The AIND Ephys Pipeline is an electrophysiology analysis pipeline built with `SpikeInterface <https://github.com/SpikeInterface/spikeinterface>`_ and `Nextflow <https://www.nextflow.io/>`_. 
It provides a comprehensive suite of tools for processing and analyzing electrophysiology data.

Key Concepts
------------

The pipeline is designed to process raw electrophysiology data through a series of "discrete" steps 
(e.g., preprocessing, spike sorting, and postprocessing -- see :ref:`pipeline_steps` for more details).

Each step is a `Nextflow process <https://www.nextflow.io/docs/latest/process.html>`_ that runs independently 
in a containerized environment. 
The `script` of each process (or capsule) -- i.e. the part that actually runs code -- is implemented 
in a separate GitHub repository and pinned to a specific `git` commit/version. The combination of containerized environments and pinned versions for each step 
**ensures full reproducibility**.

``Nextflow`` orchestrates the pipeline, managing the flow of data between processes and ensuring that each step is 
executed in the correct order.
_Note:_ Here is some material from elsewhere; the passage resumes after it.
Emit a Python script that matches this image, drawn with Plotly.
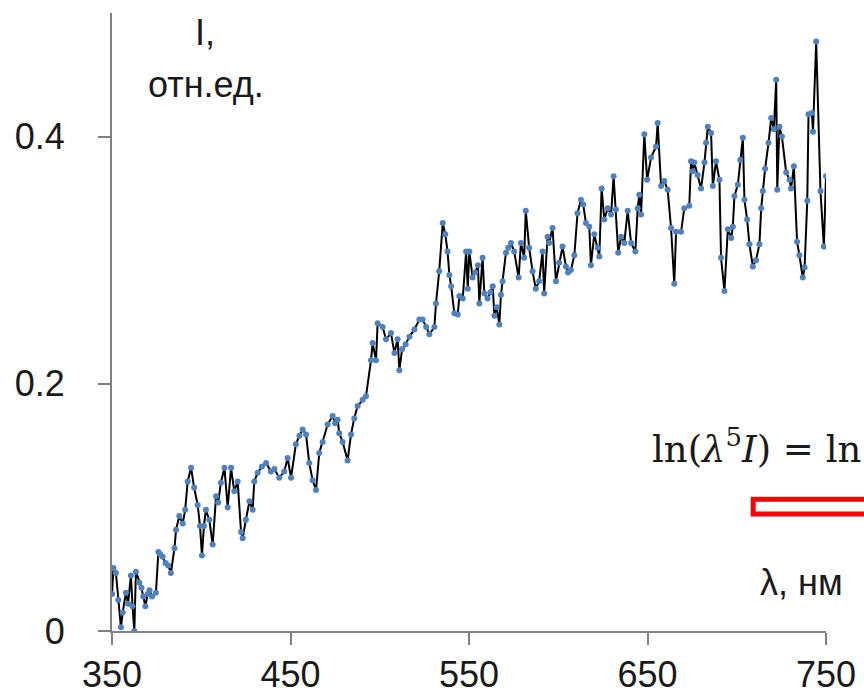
import plotly.graph_objects as go

# Spectrum: wavelength (nm) and relative intensity
wavelength = [
    350.0, 350.8, 352.2, 353.5, 355.0, 356.0, 357.8, 359.0, 360.6, 361.5,
    362.5, 363.4, 365.3, 366.5, 367.5, 368.7, 370.0, 371.0, 372.5, 374.6,
    376.0, 377.0, 378.4, 380.0, 381.5, 383.0, 385.0, 385.9, 387.7, 389.6,
    391.0, 392.4, 394.3, 396.0, 398.0, 399.3, 400.4, 401.5, 402.6, 404.5,
    406.4, 408.3, 409.5, 411.0, 413.0, 414.8, 416.7, 418.5, 420.4, 422.3,
    423.2, 425.0, 427.0, 428.8, 429.7, 431.6, 434.0, 436.3, 439.0, 441.0,
    443.7, 446.5, 448.4, 450.3, 453.0, 455.0, 456.8, 458.7, 460.5, 462.4,
    464.3, 466.1, 468.0, 470.8, 473.6, 475.0, 476.4, 477.3, 479.2, 482.0,
    483.9, 485.7, 487.6, 490.4, 492.3, 495.1, 496.0, 497.9, 498.8, 501.6,
    503.5, 506.3, 508.2, 510.0, 511.0, 512.5, 514.5, 516.6, 519.4, 522.2,
    524.0, 526.0, 527.8, 530.6, 531.5, 533.3, 535.3, 536.7, 538.0, 539.0,
    540.0, 541.8, 543.7, 544.6, 546.5, 548.4, 549.3, 550.2, 552.0, 553.5,
    555.0, 555.8, 557.6, 558.6, 560.4, 562.0, 563.3, 564.2, 565.5, 567.0,
    567.9, 568.8, 570.7, 572.0, 573.5, 575.3, 577.8, 579.1, 580.9, 581.8,
    583.7, 585.6, 587.4, 589.3, 591.2, 592.1, 594.0, 594.9, 596.8, 598.7,
    600.5, 602.4, 604.3, 605.5, 607.1, 609.0, 610.8, 612.7, 614.0, 615.5,
    617.4, 618.3, 620.2, 622.1, 623.0, 624.3, 625.8, 627.7, 629.6, 631.0,
    632.3, 633.6, 635.2, 637.0, 638.9, 640.8, 643.2, 644.5, 645.4, 646.4,
    648.2, 649.8, 652.0, 654.8, 655.7, 657.6, 659.4, 661.3, 663.2, 665.0,
    666.0, 668.8, 670.6, 673.4, 674.4, 675.3, 676.2, 678.1, 680.0, 681.9,
    682.8, 683.8, 685.6, 686.6, 688.4, 690.3, 691.2, 693.1, 695.0, 696.9,
    697.8, 698.7, 700.6, 702.0, 703.4, 704.3, 705.8, 707.1, 709.0, 710.8,
    712.7, 713.7, 714.6, 715.9, 717.8, 719.3, 720.8, 722.1, 722.7, 723.9,
    725.3, 727.7, 729.6, 730.4, 732.0, 733.8, 735.1, 737.0, 738.0, 739.5,
    740.2, 742.1, 742.7, 744.5, 746.9, 748.8, 750.0,
]
intensity = [
    0.030, 0.051, 0.047, 0.025, 0.003, 0.015, 0.031, 0.022, 0.045, 0.020,
    0.000, 0.048, 0.039, 0.035, 0.028, 0.020, 0.030, 0.033, 0.028, 0.031,
    0.064, 0.062, 0.060, 0.055, 0.053, 0.047, 0.067, 0.082, 0.093, 0.087,
    0.098, 0.121, 0.132, 0.116, 0.102, 0.085, 0.061, 0.085, 0.098, 0.090,
    0.070, 0.109, 0.104, 0.120, 0.132, 0.100, 0.132, 0.113, 0.121, 0.080,
    0.075, 0.090, 0.105, 0.098, 0.121, 0.128, 0.133, 0.136, 0.129, 0.131,
    0.124, 0.129, 0.140, 0.124, 0.151, 0.158, 0.163, 0.159, 0.136, 0.122,
    0.114, 0.144, 0.153, 0.167, 0.174, 0.168, 0.171, 0.160, 0.153, 0.138,
    0.159, 0.172, 0.182, 0.187, 0.190, 0.219, 0.233, 0.219, 0.249, 0.246,
    0.236, 0.241, 0.225, 0.236, 0.211, 0.228, 0.232, 0.238, 0.244, 0.252,
    0.252, 0.246, 0.240, 0.246, 0.265, 0.291, 0.330, 0.321, 0.307, 0.288,
    0.279, 0.257, 0.256, 0.271, 0.269, 0.307, 0.277, 0.307, 0.286, 0.290,
    0.296, 0.265, 0.302, 0.273, 0.269, 0.274, 0.279, 0.255, 0.262, 0.248,
    0.272, 0.283, 0.306, 0.310, 0.314, 0.307, 0.286, 0.314, 0.302, 0.340,
    0.310, 0.291, 0.277, 0.283, 0.307, 0.273, 0.319, 0.314, 0.326, 0.283,
    0.298, 0.311, 0.295, 0.290, 0.292, 0.304, 0.338, 0.349, 0.345, 0.330,
    0.327, 0.296, 0.321, 0.310, 0.303, 0.358, 0.333, 0.342, 0.337, 0.368,
    0.341, 0.306, 0.319, 0.314, 0.340, 0.314, 0.307, 0.342, 0.353, 0.337,
    0.402, 0.365, 0.383, 0.392, 0.411, 0.360, 0.364, 0.357, 0.326, 0.281,
    0.323, 0.323, 0.342, 0.344, 0.380, 0.372, 0.379, 0.369, 0.358, 0.379,
    0.395, 0.408, 0.403, 0.360, 0.380, 0.365, 0.302, 0.275, 0.325, 0.318,
    0.327, 0.352, 0.361, 0.381, 0.399, 0.349, 0.333, 0.313, 0.295, 0.300,
    0.313, 0.342, 0.356, 0.374, 0.395, 0.415, 0.406, 0.446, 0.357, 0.408,
    0.400, 0.371, 0.365, 0.358, 0.376, 0.315, 0.304, 0.286, 0.294, 0.348,
    0.418, 0.419, 0.404, 0.477, 0.356, 0.311, 0.368,
]

x_ticks = [350, 450, 550, 650, 750]
y_ticks = [0, 0.2, 0.4]
y_tick_labels = ["0", "0.2", "0.4"]

SANS = "Liberation Sans, Arial, sans-serif"
SERIF = "DejaVu Serif, serif"
AXIS_GRAY = "#808080"
TEXT = "#1a1a1a"

fig = go.Figure()
fig.add_trace(go.Scatter(
    x=wavelength, y=intensity,
    mode="lines+markers",
    line=dict(color="#000000", width=2),
    marker=dict(color="#4f81bd", size=6, symbol="circle"),
    showlegend=False,
))

axis_style = dict(
    showline=True, linecolor=AXIS_GRAY, linewidth=2,
    ticks="outside", ticklen=12, tickwidth=2, tickcolor=AXIS_GRAY,
    showgrid=False, zeroline=False, automargin=False,
    tickfont=dict(family=SANS, size=36, color=TEXT),
)

fig.update_layout(
    width=864, height=698, autosize=False,
    margin=dict(l=112, r=38, t=13, b=67, pad=0),
    plot_bgcolor="white", paper_bgcolor="white",
    font=dict(family=SANS, size=36, color=TEXT),
    xaxis=dict(range=[350, 750], tickvals=x_ticks, ticklabelstandoff=-1,
               **axis_style),
    yaxis=dict(range=[0, 0.5], tickvals=y_ticks, ticktext=y_tick_labels,
               ticklabelstandoff=26, **axis_style),
)

# Axis captions
fig.add_annotation(text="I,", x=0.130, y=0.968, xref="paper", yref="paper",
                   xanchor="center", yanchor="middle", showarrow=False,
                   font=dict(family=SANS, size=36, color=TEXT))
fig.add_annotation(text="отн.ед.", x=0.1317, y=0.884, xref="paper", yref="paper",
                   xanchor="center", yanchor="middle", showarrow=False,
                   font=dict(family=SANS, size=36, color=TEXT))
fig.add_annotation(text="λ, нм", x=0.966, y=0.0777, xref="paper", yref="paper",
                   xanchor="center", yanchor="middle", showarrow=False,
                   font=dict(family=SANS, size=36, color=TEXT))

# Wien approximation formula at the right edge
fig.add_annotation(
    text="ln(<i>λ</i><sup>5</sup><i>I</i>) = ln",
    x=0.7535, y=0.298, xref="paper", yref="paper",
    xanchor="left", yanchor="middle", showarrow=False,
    font=dict(family=SERIF, size=37, color=TEXT),
)

# Red frame at the right edge
fig.add_shape(type="rect", xref="paper", yref="paper",
              x0=0.898, x1=1.3, y0=0.1895, y1=0.213,
              line=dict(color="#ff0000", width=5),
              fillcolor="rgba(0,0,0,0)")

fig.write_html("out.html")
In addition, ``Nextflow`` provides built-in support for parallel processing, which 
is achieved by running the key pipeline steps (preprocessing/spike sorting/postprocessing/curation/visualization) in parallel 
across multiple *blocks* (i.e., *experiments* in ``Open Ephys``), *streams* (i.e., probes), 
*groups* (i.e., individual shanks for multi-shank probes), and optionally *segments* (i.e., *recordings* in ``Open Ephys``).

.. note::

    With **parallel** we do not mean using parallel processes/threads on the same machine, but rather running multiple
    independent *nodes* (e.g., on a cluster or on a cloud batch) in parallel.
    
For example, if you have recorded from 3 Neuropixels 2.0 multi-shank probes, each with 4 shanks, 3 experiments with 
3 recordings each, the pipeline will process 3 (blocks) x 3 (segments) x 3 (streams) x 4 (groups) = 108 jobs in parallel!


Key Features
------------

- Parallel processing capabilities
- Multiple spike sorter support
- Comprehensive preprocessing options
- Advanced quality control and curation
- Standardized NWB output
- Interactive visualization tools
- Container-based deployment
- Support for multiple platforms (local, SLURM, AWS batch)


The pipeline is designed to be modular and flexible, allowing for deployment across various platforms while maintaining 
consistent processing standards and output formats.